▸ PROMPT: Write out only the lines from the start of the entries up to and including the line with "n = len(categories)"; please skip the pictures.

▸ DATA LINES:
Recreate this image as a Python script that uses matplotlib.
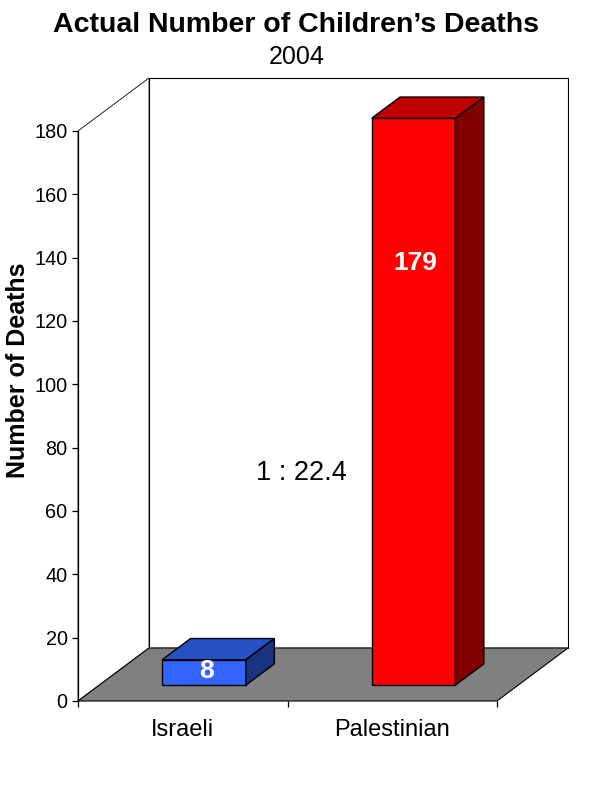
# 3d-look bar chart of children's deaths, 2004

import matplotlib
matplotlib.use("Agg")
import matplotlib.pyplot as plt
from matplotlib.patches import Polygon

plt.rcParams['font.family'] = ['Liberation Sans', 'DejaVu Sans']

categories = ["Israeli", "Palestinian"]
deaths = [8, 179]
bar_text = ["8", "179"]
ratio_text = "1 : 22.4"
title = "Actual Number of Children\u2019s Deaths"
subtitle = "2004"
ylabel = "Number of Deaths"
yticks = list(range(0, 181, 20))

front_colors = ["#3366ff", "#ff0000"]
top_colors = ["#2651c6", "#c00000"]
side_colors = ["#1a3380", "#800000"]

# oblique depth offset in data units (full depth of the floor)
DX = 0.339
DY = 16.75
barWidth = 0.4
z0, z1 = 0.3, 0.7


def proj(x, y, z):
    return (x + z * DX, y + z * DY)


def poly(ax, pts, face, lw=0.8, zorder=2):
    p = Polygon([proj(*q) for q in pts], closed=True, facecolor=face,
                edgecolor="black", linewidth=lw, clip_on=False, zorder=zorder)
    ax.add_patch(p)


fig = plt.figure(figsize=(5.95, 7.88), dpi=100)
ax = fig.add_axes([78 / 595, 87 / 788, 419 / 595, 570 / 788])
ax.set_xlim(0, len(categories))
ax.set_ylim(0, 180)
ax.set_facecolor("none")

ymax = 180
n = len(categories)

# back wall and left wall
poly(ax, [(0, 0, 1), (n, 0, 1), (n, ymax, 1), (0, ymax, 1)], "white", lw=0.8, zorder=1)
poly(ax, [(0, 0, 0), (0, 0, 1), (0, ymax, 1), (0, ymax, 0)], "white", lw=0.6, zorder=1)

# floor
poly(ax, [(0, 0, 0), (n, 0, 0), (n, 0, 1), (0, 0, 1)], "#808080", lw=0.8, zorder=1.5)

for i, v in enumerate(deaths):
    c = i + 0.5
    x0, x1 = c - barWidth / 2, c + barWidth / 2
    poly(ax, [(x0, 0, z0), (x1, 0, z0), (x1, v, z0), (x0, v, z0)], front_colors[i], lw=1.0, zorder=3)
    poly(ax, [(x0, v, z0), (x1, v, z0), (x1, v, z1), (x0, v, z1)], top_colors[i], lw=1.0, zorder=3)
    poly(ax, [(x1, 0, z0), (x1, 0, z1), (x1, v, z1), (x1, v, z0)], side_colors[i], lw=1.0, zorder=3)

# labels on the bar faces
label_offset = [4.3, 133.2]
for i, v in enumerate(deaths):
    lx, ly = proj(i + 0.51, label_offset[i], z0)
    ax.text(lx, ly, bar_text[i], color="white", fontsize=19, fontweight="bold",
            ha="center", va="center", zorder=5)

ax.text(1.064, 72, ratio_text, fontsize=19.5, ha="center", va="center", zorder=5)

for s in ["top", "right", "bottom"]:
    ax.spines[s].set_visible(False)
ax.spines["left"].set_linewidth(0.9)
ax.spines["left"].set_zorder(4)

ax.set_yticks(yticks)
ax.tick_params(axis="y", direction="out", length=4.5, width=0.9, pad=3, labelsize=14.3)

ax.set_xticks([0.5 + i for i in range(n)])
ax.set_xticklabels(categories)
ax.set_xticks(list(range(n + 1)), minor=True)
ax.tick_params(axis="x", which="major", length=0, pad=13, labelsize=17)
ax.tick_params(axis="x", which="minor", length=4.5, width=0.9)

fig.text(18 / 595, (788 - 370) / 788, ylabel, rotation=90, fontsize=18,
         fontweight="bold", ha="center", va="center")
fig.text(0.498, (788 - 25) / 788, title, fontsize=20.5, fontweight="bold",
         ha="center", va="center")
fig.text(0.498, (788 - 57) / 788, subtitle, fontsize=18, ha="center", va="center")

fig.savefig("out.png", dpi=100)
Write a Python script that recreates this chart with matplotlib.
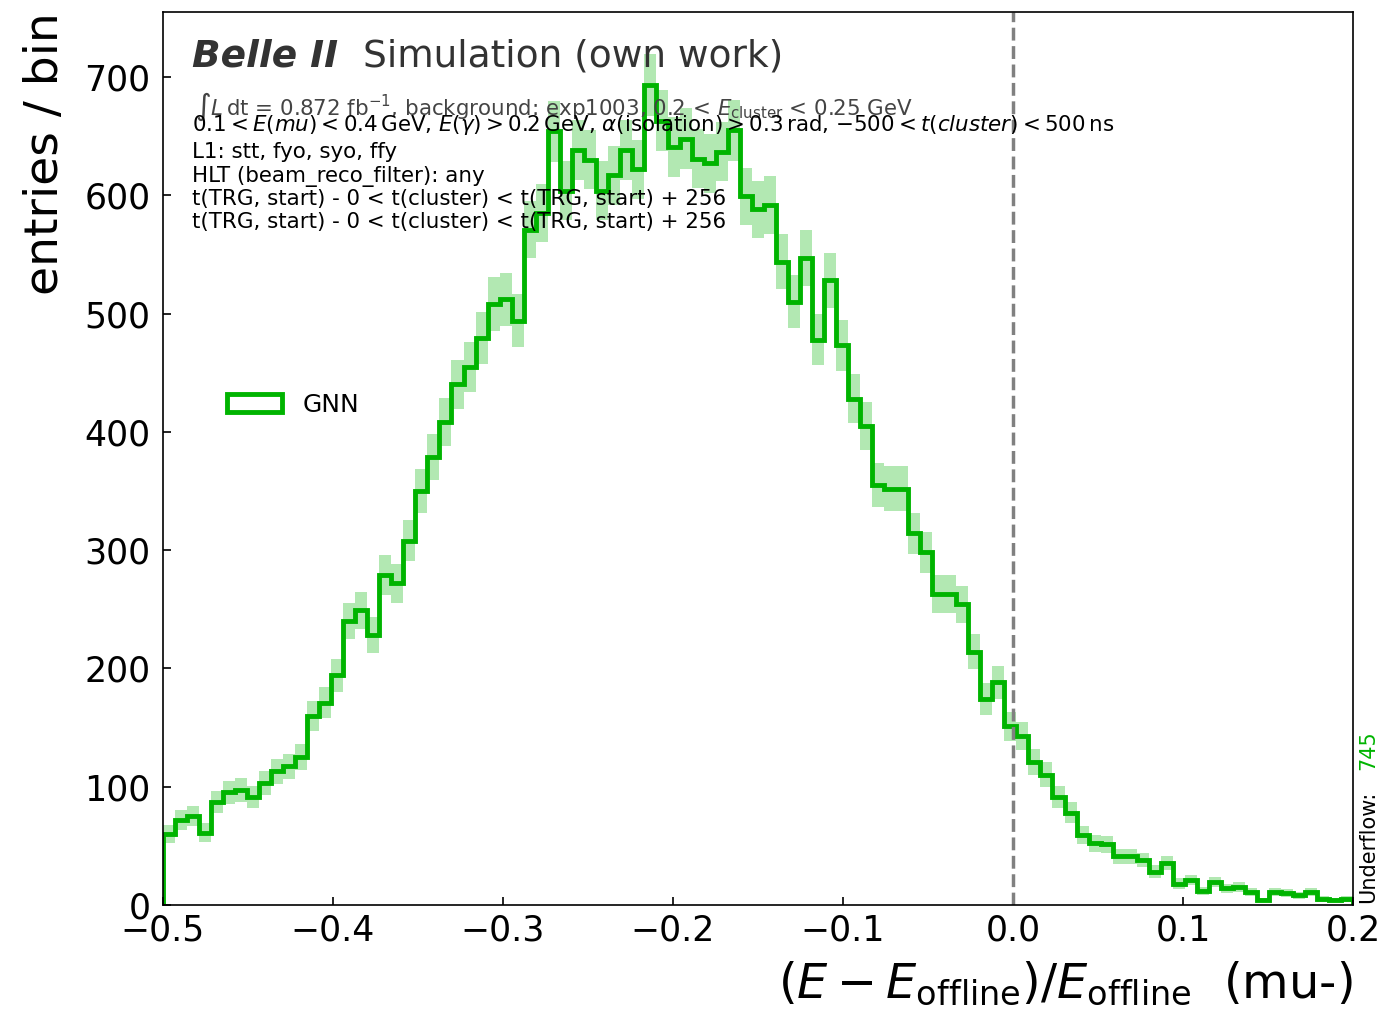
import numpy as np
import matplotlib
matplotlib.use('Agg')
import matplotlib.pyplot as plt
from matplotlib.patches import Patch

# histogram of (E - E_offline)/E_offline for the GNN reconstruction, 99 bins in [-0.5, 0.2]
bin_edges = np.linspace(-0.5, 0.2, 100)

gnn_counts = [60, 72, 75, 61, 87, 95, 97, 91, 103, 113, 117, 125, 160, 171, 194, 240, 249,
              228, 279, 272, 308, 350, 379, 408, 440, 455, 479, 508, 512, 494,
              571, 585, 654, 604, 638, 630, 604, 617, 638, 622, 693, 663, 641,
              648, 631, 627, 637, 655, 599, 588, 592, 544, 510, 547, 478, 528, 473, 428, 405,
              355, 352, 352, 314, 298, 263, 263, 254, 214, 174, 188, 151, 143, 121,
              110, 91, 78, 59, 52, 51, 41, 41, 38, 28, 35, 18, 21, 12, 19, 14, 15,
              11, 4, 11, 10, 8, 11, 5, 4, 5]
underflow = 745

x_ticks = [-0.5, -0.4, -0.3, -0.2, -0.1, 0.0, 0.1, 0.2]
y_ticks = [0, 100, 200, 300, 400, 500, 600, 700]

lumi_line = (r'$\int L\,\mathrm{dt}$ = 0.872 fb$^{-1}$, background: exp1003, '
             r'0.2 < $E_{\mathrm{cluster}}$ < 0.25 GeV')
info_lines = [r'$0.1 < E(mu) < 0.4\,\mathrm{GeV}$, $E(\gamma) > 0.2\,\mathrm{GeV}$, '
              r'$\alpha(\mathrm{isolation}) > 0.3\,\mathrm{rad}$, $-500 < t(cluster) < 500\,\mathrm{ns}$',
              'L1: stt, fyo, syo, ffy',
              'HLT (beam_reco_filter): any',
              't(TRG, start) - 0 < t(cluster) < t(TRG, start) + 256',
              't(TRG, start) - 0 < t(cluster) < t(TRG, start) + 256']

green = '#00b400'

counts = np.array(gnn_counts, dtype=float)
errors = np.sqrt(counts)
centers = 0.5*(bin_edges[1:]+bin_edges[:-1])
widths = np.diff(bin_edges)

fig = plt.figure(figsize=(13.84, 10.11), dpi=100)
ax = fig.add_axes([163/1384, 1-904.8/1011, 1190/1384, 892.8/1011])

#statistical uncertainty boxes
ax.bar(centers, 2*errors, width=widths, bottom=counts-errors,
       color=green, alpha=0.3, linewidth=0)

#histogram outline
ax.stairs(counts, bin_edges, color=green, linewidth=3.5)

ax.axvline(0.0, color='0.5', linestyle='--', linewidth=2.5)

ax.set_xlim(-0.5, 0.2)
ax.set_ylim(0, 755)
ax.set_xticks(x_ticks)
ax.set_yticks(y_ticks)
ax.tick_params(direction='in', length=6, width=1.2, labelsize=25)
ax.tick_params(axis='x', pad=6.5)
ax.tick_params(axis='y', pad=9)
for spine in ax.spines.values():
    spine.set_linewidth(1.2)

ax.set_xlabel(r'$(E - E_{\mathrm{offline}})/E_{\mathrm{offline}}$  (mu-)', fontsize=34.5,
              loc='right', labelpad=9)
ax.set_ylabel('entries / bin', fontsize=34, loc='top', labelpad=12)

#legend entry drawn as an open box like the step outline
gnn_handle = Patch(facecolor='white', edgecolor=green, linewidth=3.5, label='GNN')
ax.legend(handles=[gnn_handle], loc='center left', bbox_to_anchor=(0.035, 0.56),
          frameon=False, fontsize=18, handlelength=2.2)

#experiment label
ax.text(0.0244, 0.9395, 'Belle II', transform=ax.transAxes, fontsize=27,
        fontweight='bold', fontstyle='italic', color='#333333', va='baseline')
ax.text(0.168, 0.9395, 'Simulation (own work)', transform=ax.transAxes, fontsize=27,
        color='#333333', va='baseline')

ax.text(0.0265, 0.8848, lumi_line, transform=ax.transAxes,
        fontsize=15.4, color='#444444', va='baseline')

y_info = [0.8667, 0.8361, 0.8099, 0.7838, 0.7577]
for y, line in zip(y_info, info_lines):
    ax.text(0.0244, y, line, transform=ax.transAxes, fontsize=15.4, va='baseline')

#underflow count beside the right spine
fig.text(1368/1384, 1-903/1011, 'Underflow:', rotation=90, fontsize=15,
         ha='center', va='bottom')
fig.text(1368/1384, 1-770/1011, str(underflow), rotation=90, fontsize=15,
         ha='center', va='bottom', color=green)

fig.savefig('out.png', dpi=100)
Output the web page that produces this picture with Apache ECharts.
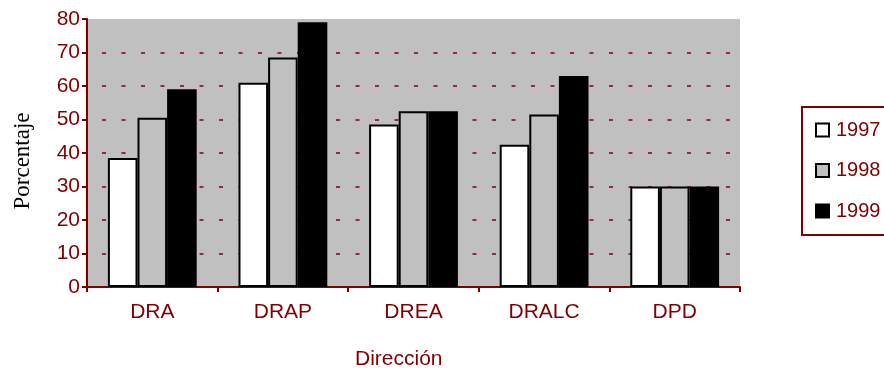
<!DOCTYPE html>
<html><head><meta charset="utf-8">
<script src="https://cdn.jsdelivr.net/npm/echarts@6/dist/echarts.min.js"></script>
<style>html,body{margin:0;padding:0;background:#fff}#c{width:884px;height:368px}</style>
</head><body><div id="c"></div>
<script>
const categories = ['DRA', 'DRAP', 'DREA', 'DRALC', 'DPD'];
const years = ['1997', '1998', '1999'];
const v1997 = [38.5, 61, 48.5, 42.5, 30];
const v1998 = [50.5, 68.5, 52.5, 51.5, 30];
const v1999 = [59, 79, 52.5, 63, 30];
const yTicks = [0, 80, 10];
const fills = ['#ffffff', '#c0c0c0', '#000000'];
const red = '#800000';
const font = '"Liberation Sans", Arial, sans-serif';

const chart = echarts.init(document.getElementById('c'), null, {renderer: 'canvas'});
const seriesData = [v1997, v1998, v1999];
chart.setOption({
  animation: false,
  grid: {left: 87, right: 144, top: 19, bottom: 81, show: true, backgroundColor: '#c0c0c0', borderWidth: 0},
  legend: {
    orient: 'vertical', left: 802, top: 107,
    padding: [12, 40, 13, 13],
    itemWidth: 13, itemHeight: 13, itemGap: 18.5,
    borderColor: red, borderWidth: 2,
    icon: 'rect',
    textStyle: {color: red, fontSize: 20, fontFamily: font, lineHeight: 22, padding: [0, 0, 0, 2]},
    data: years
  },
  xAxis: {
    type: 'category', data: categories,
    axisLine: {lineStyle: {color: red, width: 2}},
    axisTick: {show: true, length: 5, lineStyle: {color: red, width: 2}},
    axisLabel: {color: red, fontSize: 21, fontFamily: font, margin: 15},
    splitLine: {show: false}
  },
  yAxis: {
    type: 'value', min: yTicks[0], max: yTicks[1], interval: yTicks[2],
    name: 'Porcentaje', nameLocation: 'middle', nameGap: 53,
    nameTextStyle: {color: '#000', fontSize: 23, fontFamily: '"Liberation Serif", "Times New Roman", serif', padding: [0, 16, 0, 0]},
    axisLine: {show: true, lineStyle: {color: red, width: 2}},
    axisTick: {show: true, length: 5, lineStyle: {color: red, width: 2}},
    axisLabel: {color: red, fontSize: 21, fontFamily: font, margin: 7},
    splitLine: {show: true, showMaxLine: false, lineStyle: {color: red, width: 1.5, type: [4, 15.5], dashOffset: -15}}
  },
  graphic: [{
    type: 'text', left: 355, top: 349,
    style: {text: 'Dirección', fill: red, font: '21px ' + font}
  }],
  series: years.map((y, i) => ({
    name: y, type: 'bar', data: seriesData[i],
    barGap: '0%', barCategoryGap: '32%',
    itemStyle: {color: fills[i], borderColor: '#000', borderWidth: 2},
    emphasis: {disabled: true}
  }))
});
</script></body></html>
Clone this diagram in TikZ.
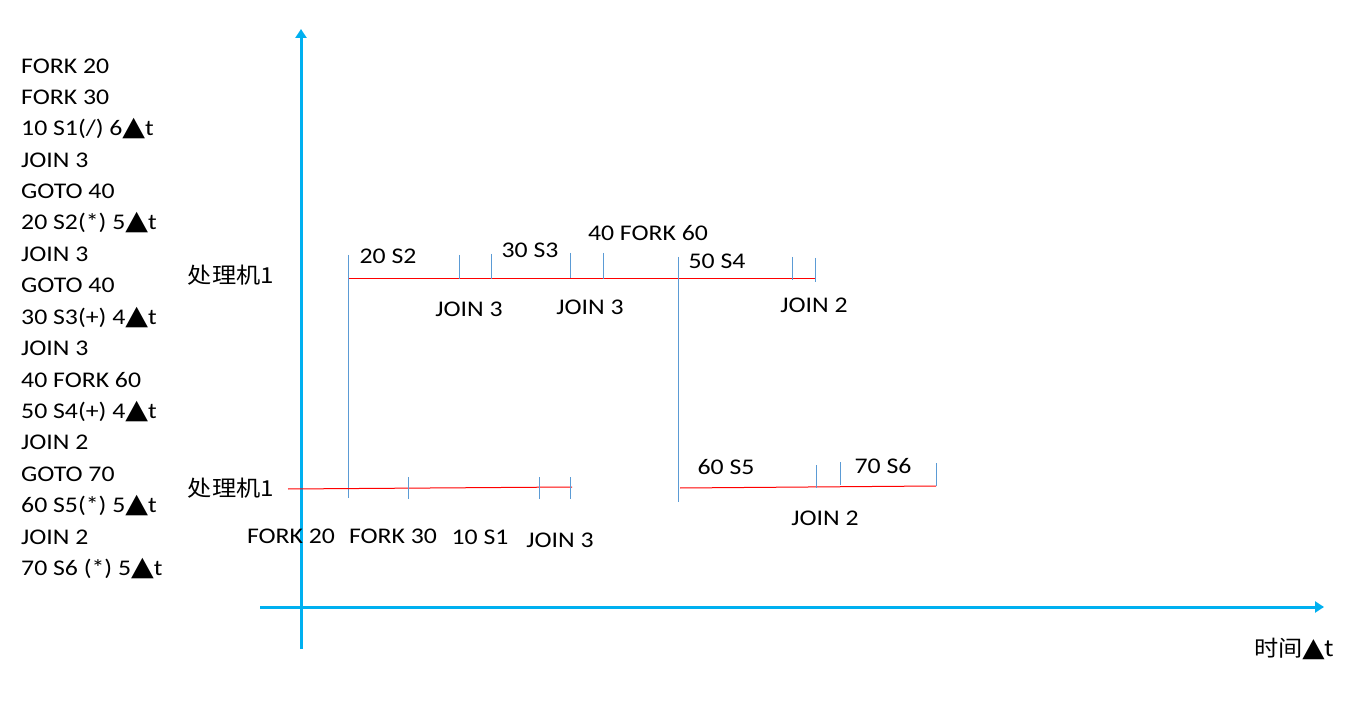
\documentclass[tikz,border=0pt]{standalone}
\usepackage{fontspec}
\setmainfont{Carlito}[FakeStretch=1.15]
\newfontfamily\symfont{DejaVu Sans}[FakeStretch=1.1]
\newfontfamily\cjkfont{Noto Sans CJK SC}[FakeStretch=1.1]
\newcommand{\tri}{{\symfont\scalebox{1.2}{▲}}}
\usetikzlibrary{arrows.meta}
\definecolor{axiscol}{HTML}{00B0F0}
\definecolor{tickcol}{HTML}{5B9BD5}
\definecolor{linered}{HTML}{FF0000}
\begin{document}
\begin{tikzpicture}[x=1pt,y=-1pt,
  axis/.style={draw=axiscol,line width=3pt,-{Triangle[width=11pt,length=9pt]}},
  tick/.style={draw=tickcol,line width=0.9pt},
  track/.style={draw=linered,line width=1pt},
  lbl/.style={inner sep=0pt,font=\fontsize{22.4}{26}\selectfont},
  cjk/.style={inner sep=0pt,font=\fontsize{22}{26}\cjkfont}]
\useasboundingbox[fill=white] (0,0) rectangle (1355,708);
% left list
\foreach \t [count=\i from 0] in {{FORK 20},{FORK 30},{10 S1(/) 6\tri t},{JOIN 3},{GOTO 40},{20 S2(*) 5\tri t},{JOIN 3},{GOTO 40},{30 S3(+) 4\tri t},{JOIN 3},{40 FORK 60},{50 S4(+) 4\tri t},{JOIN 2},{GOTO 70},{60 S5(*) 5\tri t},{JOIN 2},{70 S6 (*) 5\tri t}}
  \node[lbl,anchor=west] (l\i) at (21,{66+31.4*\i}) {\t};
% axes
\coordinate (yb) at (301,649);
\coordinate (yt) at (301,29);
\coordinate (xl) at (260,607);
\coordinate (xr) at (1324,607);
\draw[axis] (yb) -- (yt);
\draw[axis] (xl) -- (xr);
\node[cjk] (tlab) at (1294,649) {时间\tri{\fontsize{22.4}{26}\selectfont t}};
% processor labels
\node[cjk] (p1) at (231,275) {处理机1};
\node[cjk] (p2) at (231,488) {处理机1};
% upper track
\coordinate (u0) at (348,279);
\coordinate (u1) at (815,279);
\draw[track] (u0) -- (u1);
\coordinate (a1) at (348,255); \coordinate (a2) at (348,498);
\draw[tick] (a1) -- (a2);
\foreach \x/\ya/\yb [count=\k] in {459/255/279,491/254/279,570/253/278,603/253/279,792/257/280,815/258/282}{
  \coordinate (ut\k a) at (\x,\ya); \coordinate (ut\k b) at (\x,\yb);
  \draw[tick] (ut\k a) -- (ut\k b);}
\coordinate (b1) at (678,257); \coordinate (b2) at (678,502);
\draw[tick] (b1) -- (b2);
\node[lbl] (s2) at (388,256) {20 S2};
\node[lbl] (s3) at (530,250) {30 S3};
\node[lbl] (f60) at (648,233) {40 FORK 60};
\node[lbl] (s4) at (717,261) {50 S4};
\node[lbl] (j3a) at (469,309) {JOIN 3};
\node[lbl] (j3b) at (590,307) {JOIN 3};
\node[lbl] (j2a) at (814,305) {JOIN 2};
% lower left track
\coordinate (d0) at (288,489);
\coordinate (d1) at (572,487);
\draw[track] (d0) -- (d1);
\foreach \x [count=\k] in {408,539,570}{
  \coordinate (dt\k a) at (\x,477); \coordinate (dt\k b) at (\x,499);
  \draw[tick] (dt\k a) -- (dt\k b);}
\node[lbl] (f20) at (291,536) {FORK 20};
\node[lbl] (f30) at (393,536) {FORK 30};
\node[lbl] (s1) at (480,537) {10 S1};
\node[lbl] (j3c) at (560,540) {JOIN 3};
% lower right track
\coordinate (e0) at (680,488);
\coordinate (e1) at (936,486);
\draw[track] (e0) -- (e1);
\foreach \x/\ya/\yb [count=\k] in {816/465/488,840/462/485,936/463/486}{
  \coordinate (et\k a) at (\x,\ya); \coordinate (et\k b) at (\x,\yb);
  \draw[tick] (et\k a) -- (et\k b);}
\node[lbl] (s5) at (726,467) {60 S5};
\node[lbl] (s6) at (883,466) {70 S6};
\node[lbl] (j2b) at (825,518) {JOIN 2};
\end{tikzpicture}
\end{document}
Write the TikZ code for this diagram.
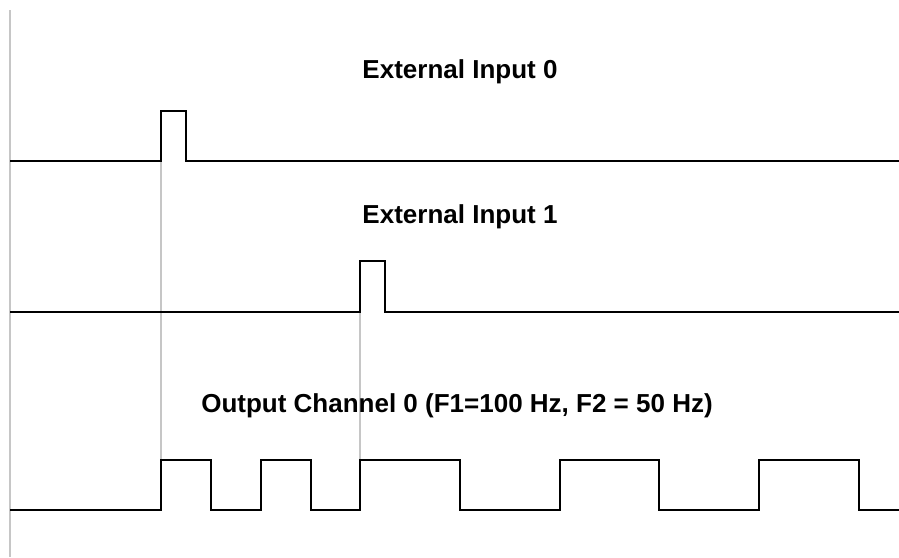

▸ RESULT:
Recreate this image as a Python script that uses matplotlib.
# 3d-look bar chart of children's deaths, 2004

import matplotlib
matplotlib.use("Agg")
import matplotlib.pyplot as plt
from matplotlib.patches import Polygon

plt.rcParams['font.family'] = ['Liberation Sans', 'DejaVu Sans']

categories = ["Israeli", "Palestinian"]
deaths = [8, 179]
bar_text = ["8", "179"]
ratio_text = "1 : 22.4"
title = "Actual Number of Children\u2019s Deaths"
subtitle = "2004"
ylabel = "Number of Deaths"
yticks = list(range(0, 181, 20))

front_colors = ["#3366ff", "#ff0000"]
top_colors = ["#2651c6", "#c00000"]
side_colors = ["#1a3380", "#800000"]

# oblique depth offset in data units (full depth of the floor)
DX = 0.339
DY = 16.75
barWidth = 0.4
z0, z1 = 0.3, 0.7


def proj(x, y, z):
    return (x + z * DX, y + z * DY)


def poly(ax, pts, face, lw=0.8, zorder=2):
    p = Polygon([proj(*q) for q in pts], closed=True, facecolor=face,
                edgecolor="black", linewidth=lw, clip_on=False, zorder=zorder)
    ax.add_patch(p)


fig = plt.figure(figsize=(5.95, 7.88), dpi=100)
ax = fig.add_axes([78 / 595, 87 / 788, 419 / 595, 570 / 788])
ax.set_xlim(0, len(categories))
ax.set_ylim(0, 180)
ax.set_facecolor("none")

ymax = 180
n = len(categories)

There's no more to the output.